Of course, we're using such an intermediary to say this.
It reminds me of the head of Buildings and Grounds at Tufts University, where I used to work in the days when we were setting up the materials management program that included recycling. "My men are all on union contracts. I cannot ask them to lift, move, or relocate anything by hand; they cannot be expected to lift, move, empty, or relocate anything that doesn't put a machine in between them and the task. Now, if you want that to be done, you're asking for subcontracted custodians, and my men are not custodians."

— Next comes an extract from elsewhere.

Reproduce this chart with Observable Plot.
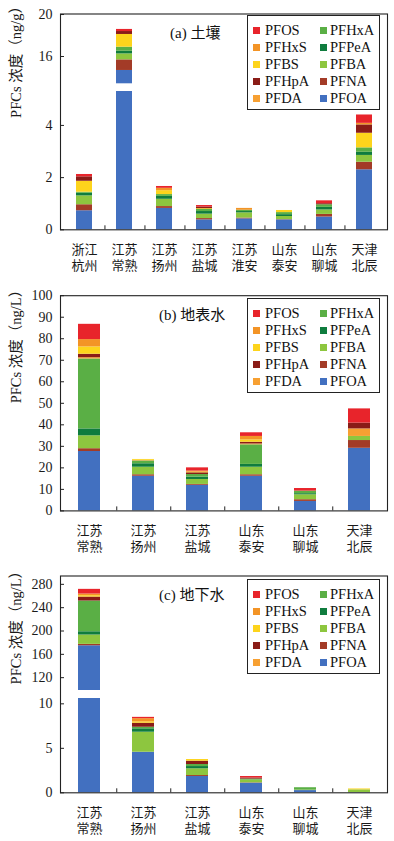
<!DOCTYPE html>
<html><head><meta charset="utf-8">
<script src="https://cdn.jsdelivr.net/npm/d3@7"></script>
<script src="https://cdn.jsdelivr.net/npm/@observablehq/plot@0.6"></script>
<style>
body{margin:0;background:#fff;}
#root{width:394px;}
.panel{position:relative;width:394px;overflow:hidden;}
.title{position:absolute;font-family:"Liberation Serif","Noto Sans CJK SC",serif;font-size:15px;line-height:15px;color:#111;white-space:nowrap;}
.legend{position:absolute;left:247px;width:133px;height:95px;border:1px solid #222;background:#fff;box-sizing:border-box;}
.sw{position:absolute;width:7px;height:7px;}
.lt{position:absolute;font-family:"Liberation Serif",serif;font-size:14.5px;line-height:17px;color:#111;white-space:nowrap;}
</style>
</head><body><div id="root"></div>
<script>
const compounds = ["PFOS","PFHxS","PFBS","PFHpA","PFDA","PFHxA","PFPeA","PFBA","PFNA","PFOA"];
const colors    = ["#e8242b","#f39426","#fdd41c","#8a1c17","#f7a032","#5aaf45","#0f7c3e","#8dc63f","#a33b27","#4270c0"];

const sitesSoil  = ["浙江杭州","江苏常熟","江苏扬州","江苏盐城","江苏淮安","山东泰安","山东聊城","天津北辰"];
const sitesWater = ["江苏常熟","江苏扬州","江苏盐城","山东泰安","山东聊城","天津北辰"];

// rows follow `compounds`, columns follow the sites
const soil = [
  [0.09, 0.20, 0.07, 0.06, 0.00, 0.00, 0.11, 0.32],
  [0.00, 0.00, 0.09, 0.00, 0.07, 0.00, 0.00, 0.06],
  [0.42, 1.21, 0.15, 0.03, 0.00, 0.08, 0.00, 0.56],
  [0.17, 0.28, 0.00, 0.06, 0.00, 0.00, 0.04, 0.32],
  [0.00, 0.00, 0.00, 0.00, 0.00, 0.00, 0.00, 0.00],
  [0.04, 0.39, 0.07, 0.08, 0.05, 0.08, 0.10, 0.17],
  [0.10, 0.25, 0.11, 0.10, 0.05, 0.07, 0.10, 0.12],
  [0.34, 0.57, 0.28, 0.17, 0.20, 0.12, 0.17, 0.26],
  [0.23, 1.01, 0.07, 0.05, 0.03, 0.01, 0.10, 0.29],
  [0.73, 14.67, 0.82, 0.38, 0.42, 0.38, 0.49, 2.30]
];
const surface = [
  [7.1, 0.0, 1.5, 1.7, 1.2, 6.6],
  [3.4, 0.0, 0.5, 1.6, 0.0, 0.0],
  [3.4, 0.4, 0.3, 1.1, 0.0, 0.0],
  [1.6, 0.0, 0.8, 0.8, 0.0, 2.7],
  [0.6, 0.3, 0.0, 0.4, 0.0, 3.5],
  [32.5, 1.3, 1.2, 9.1, 1.2, 0.0],
  [3.2, 1.6, 1.1, 1.3, 0.5, 0.0],
  [6.0, 3.5, 2.3, 3.5, 2.3, 1.9],
  [1.3, 0.7, 0.4, 0.7, 0.8, 3.6],
  [27.6, 16.1, 11.9, 16.1, 4.4, 29.1]
];
const ground = [
  [8.0, 0.15, 0.00, 0.17, 0.00, 0.00],
  [2.9, 0.35, 0.00, 0.00, 0.00, 0.00],
  [2.3, 0.16, 0.19, 0.00, 0.00, 0.10],
  [6.8, 0.45, 0.37, 0.12, 0.00, 0.00],
  [0.0, 0.00, 0.00, 0.00, 0.00, 0.00],
  [52.7, 0.18, 0.23, 0.12, 0.27, 0.00],
  [5.6, 0.38, 0.25, 0.00, 0.00, 0.00],
  [16.0, 2.25, 0.76, 0.30, 0.05, 0.30],
  [2.4, 0.00, 0.11, 0.04, 0.00, 0.00],
  [174.7, 4.56, 1.83, 1.08, 0.25, 0.03]
];

const orderSoil  = ["PFOA","PFNA","PFBA","PFPeA","PFHxA","PFBS","PFHpA","PFDA","PFHxS","PFOS"];
const orderWater = ["PFOA","PFNA","PFBA","PFPeA","PFHxA","PFDA","PFHpA","PFBS","PFHxS","PFOS"];

const ticksSoil    = [0, 2, 4, 16, 20];
const ticksSurface = [0, 10, 20, 30, 40, 50, 60, 70, 80, 90, 100];
const ticksGround  = [0, 5, 10, 120, 160, 200, 240, 280];

// broken axes: value stops and their height (px) above the frame bottom
const panels = [
  {title: "(a) 土壤", titleLeft: 170, sites: sitesSoil, values: soil, order: orderSoil, ticks: ticksSoil,
   ylabel: "PFCs 浓度（ng/g）", height: 280, marginTop: 13.5, marginBottom: 50.7, legendTop: 15,
   yStops: [0, 5.3, 13.4, 20.05], yPx: [0, 138.3, 146, 215.8], brk: [5.3, 13.4], labelDy: -4},
  {title: "(b) 地表水", titleLeft: 159, sites: sitesWater, values: surface, order: orderWater, ticks: ticksSurface,
   ylabel: "PFCs 浓度（ng/L）", height: 280, marginTop: 15.2, marginBottom: 49.6, legendTop: 18,
   yStops: [0, 100], yPx: [0, 215.2], brk: null, labelDy: 0},
  {title: "(c) 地下水", titleLeft: 159, sites: sitesWater, values: ground, order: orderWater, ticks: ticksGround,
   ylabel: "PFCs 浓度（ng/L）", height: 281, marginTop: 15.5, marginBottom: 48.7, legendTop: 19,
   yStops: [0, 10.6, 98, 294.3], yPx: [0, 94.3, 102.3, 216.8], brk: [10.6, 98], labelDy: 0}
];

const root = document.getElementById("root");
const width = 394, marginLeft = 60, marginRight = 7;
const ink = "#1a1a1a";

for (const p of panels) {
  const f = d3.scaleLinear().domain(p.yStops).range(p.yPx);
  const data = [];
  p.sites.forEach((s, j) => {
    let acc = 0;
    for (const c of p.order) {
      const v = p.values[compounds.indexOf(c)][j];
      data.push({site: s, compound: c, y1: f(acc), y2: f(acc + v)});
      acc += v;
    }
  });
  const totals = p.sites.map((s, j) => d3.sum(p.values, r => r[j]));
  const step = (width - marginLeft - marginRight) / p.sites.length;
  const tickPos = p.ticks.map(f);
  const tickLabel = new Map(p.ticks.map(t => [f(t), String(t)]));
  const marks = [
    Plot.barY(data, {x: "site", y1: "y1", y2: "y2", fill: "compound"})
  ];
  if (p.brk) {
    const broken = p.sites.filter((s, j) => totals[j] > p.brk[1]);
    marks.push(Plot.barY(broken, {x: d => d, y1: f(p.brk[0]), y2: f(p.brk[1]), fill: "white", insetLeft: -1, insetRight: -1}));
  }
  marks.push(
    Plot.frame({stroke: "#222", strokeWidth: 1.1}),
    Plot.axisY(tickPos, {tickSize: 0, tickPadding: 8, fontSize: 14, label: null, fill: ink, tickFormat: d => tickLabel.get(d)}),
    Plot.axisY(tickPos, {tickSize: -4, text: null, label: null, stroke: "#222"}),
    Plot.axisX(p.sites.slice(0, -1), {tickSize: -4, text: null, label: null, dx: step / 2, stroke: "#222"}),
    Plot.axisX(p.sites, {tickSize: 0, tickPadding: 12, label: null, fontSize: 13, lineHeight: 1.28,
      tickFormat: d => d.slice(0, 2) + "\n" + d.slice(2), fill: ink}),
    Plot.text([p.ylabel], {frameAnchor: "left", dx: -44, dy: p.labelDy, rotate: -90, fontSize: 14.5, fill: ink})
  );
  const svg = Plot.plot({
    width, height: p.height, marginLeft, marginRight, marginTop: p.marginTop, marginBottom: p.marginBottom,
    style: {fontFamily: '"Liberation Serif","Noto Sans CJK SC",serif', background: "#fff", color: ink, overflow: "visible"},
    x: {domain: p.sites, paddingInner: 0.6, paddingOuter: 0.3, align: 0.5},
    y: {domain: [0, p.yPx[p.yPx.length - 1]]},
    color: {domain: compounds, range: colors},
    marks
  });
  const div = document.createElement("div");
  div.className = "panel";
  div.style.height = p.height + "px";
  div.appendChild(svg);
  const t = document.createElement("div");
  t.className = "title";
  t.textContent = p.title;
  t.style.left = p.titleLeft + "px";
  t.style.top = (p.marginTop + 12.5) + "px";
  div.appendChild(t);
  const lg = document.createElement("div");
  lg.className = "legend";
  lg.style.top = p.legendTop + "px";
  compounds.forEach((c, i) => {
    const col = Math.floor(i / 5), row = i % 5;
    const cy = 15 + row * 17;
    const sw = document.createElement("div");
    sw.className = "sw";
    sw.style.background = colors[i];
    sw.style.left = (col ? 72 : 5) + "px";
    sw.style.top = (cy - 4.5) + "px";
    lg.appendChild(sw);
    const tx = document.createElement("div");
    tx.className = "lt";
    tx.textContent = c;
    tx.style.left = (col ? 82 : 17) + "px";
    tx.style.top = (cy - 9.5) + "px";
    lg.appendChild(tx);
  });
  div.appendChild(lg);
  root.appendChild(div);
}
</script>
</body></html>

To which I replied: "Might you consider a pair of safety gloves a machine?"
"No" was his answer.
Then I think also of a vegetarian friend, a vegan friend with two doctorates (philosophy and psychology) who for years planned to write a book on how modern life alienates us from experiencing directly, built upon Plato's analogy of the cave (the inner resident saw against the wall he was facing the shadows from the flickering flame behind him).
Well, such is complex existence, and some strive for a tenured position in a field where that depth of analysis can be pursued, or a clinical role that might also indulge it (like a chaplaincy in a school or mental hospital).
If you find it, just stay sane and don't commit intellectual suicide.